* begin Dataset extract *

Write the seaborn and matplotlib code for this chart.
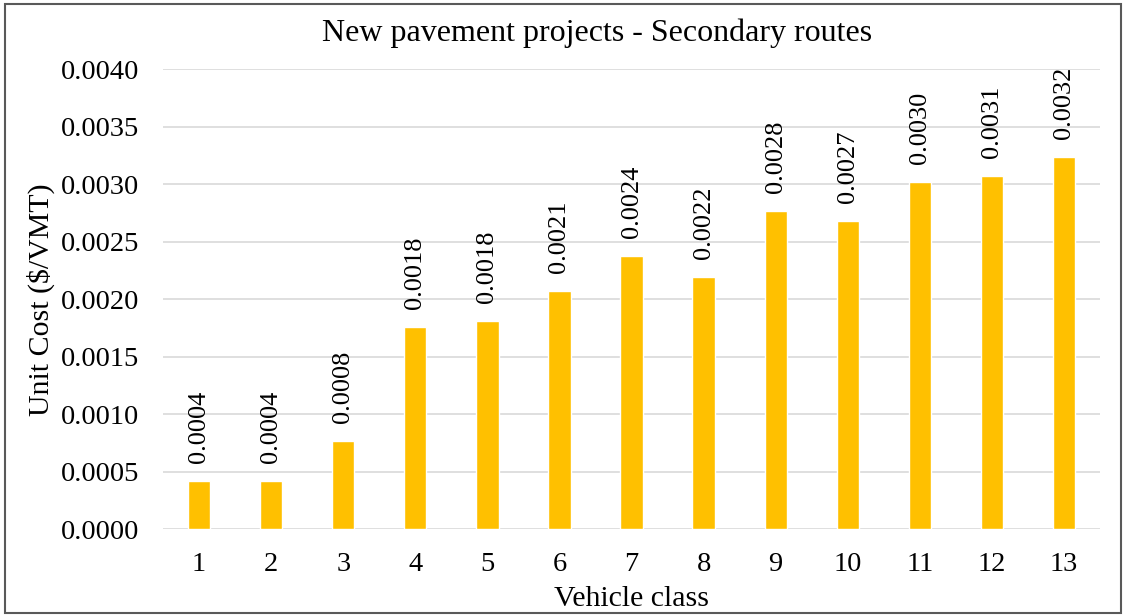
import pandas as pd
import seaborn as sns
import matplotlib.pyplot as plt
from matplotlib.patches import Rectangle

sns.set_theme(style="whitegrid")
plt.rcParams['font.family'] = ['Liberation Serif', 'DejaVu Serif']
plt.rcParams['text.color'] = 'black'
plt.rcParams['axes.labelcolor'] = 'black'

vehicle_class = ['1', '2', '3', '4', '5', '6', '7', '8', '9', '10', '11', '12', '13']
unit_cost = [0.00042, 0.00042, 0.00077, 0.00176, 0.00181, 0.00207, 0.00238,
             0.00219, 0.00277, 0.00268, 0.00302, 0.00307, 0.00324]
y_ticks = [0.0000, 0.0005, 0.0010, 0.0015, 0.0020, 0.0025, 0.0030, 0.0035, 0.0040]

df = pd.DataFrame({'Vehicle class': vehicle_class, 'Unit Cost': unit_cost})

fig = plt.figure(figsize=(11.25, 6.15), dpi=100)
ax = fig.add_axes([0.1449, 0.1393, 0.8329, 0.748])

sns.barplot(data=df, x='Vehicle class', y='Unit Cost', color='#FFC000',
            width=0.31, saturation=1, ax=ax)

# Datenbeschriftungen senkrecht über den Balken
for i, v in enumerate(unit_cost):
    ax.annotate(f'{v:.4f}', (i, v), xytext=(0, 13), textcoords='offset points',
                ha='center', va='bottom', rotation=90, fontsize=19)

ax.set_ylim(0, 0.004)
ax.set_yticks(y_ticks)
ax.set_yticklabels([f'{t:.4f}' for t in y_ticks])
ax.set_xlim(-0.5, len(vehicle_class) - 0.5)
ax.grid(axis='y', color='#d9d9d9', linewidth=1.2)
ax.grid(axis='x', visible=False)
ax.set_axisbelow(True)
for s in ax.spines.values():
    s.set_visible(False)
ax.tick_params(axis='both', length=0, labelsize=20.5, colors='black')
ax.tick_params(axis='x', pad=16)
ax.tick_params(axis='y', pad=17)

fig.text(597 / 1125, 1 - 33 / 615, 'New pavement projects - Secondary routes',
         fontsize=23, ha='center', va='center', color='black')
ax.set_xlabel('Vehicle class', fontsize=21.5, labelpad=7)
ax.set_ylabel('Unit Cost ($/VMT)', fontsize=21.5, labelpad=4)

fig.patches.append(Rectangle((5 / 1125, 2 / 615), 1116 / 1125, 609 / 615,
                             transform=fig.transFigure, fill=False,
                             edgecolor='#595959', linewidth=1.5))

fig.savefig('out.png', dpi=100)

* end Dataset extract *

**Required work**
Quote the listing above in full, except for the pictures.

**Worked answer**
Write the seaborn and matplotlib code for this chart.
import pandas as pd
import seaborn as sns
import matplotlib.pyplot as plt
from matplotlib.patches import Rectangle

sns.set_theme(style="whitegrid")
plt.rcParams['font.family'] = ['Liberation Serif', 'DejaVu Serif']
plt.rcParams['text.color'] = 'black'
plt.rcParams['axes.labelcolor'] = 'black'

vehicle_class = ['1', '2', '3', '4', '5', '6', '7', '8', '9', '10', '11', '12', '13']
unit_cost = [0.00042, 0.00042, 0.00077, 0.00176, 0.00181, 0.00207, 0.00238,
             0.00219, 0.00277, 0.00268, 0.00302, 0.00307, 0.00324]
y_ticks = [0.0000, 0.0005, 0.0010, 0.0015, 0.0020, 0.0025, 0.0030, 0.0035, 0.0040]

df = pd.DataFrame({'Vehicle class': vehicle_class, 'Unit Cost': unit_cost})

fig = plt.figure(figsize=(11.25, 6.15), dpi=100)
ax = fig.add_axes([0.1449, 0.1393, 0.8329, 0.748])

sns.barplot(data=df, x='Vehicle class', y='Unit Cost', color='#FFC000',
            width=0.31, saturation=1, ax=ax)

# Datenbeschriftungen senkrecht über den Balken
for i, v in enumerate(unit_cost):
    ax.annotate(f'{v:.4f}', (i, v), xytext=(0, 13), textcoords='offset points',
                ha='center', va='bottom', rotation=90, fontsize=19)

ax.set_ylim(0, 0.004)
ax.set_yticks(y_ticks)
ax.set_yticklabels([f'{t:.4f}' for t in y_ticks])
ax.set_xlim(-0.5, len(vehicle_class) - 0.5)
ax.grid(axis='y', color='#d9d9d9', linewidth=1.2)
ax.grid(axis='x', visible=False)
ax.set_axisbelow(True)
for s in ax.spines.values():
    s.set_visible(False)
ax.tick_params(axis='both', length=0, labelsize=20.5, colors='black')
ax.tick_params(axis='x', pad=16)
ax.tick_params(axis='y', pad=17)

fig.text(597 / 1125, 1 - 33 / 615, 'New pavement projects - Secondary routes',
         fontsize=23, ha='center', va='center', color='black')
ax.set_xlabel('Vehicle class', fontsize=21.5, labelpad=7)
ax.set_ylabel('Unit Cost ($/VMT)', fontsize=21.5, labelpad=4)

fig.patches.append(Rectangle((5 / 1125, 2 / 615), 1116 / 1125, 609 / 615,
                             transform=fig.transFigure, fill=False,
                             edgecolor='#595959', linewidth=1.5))

fig.savefig('out.png', dpi=100)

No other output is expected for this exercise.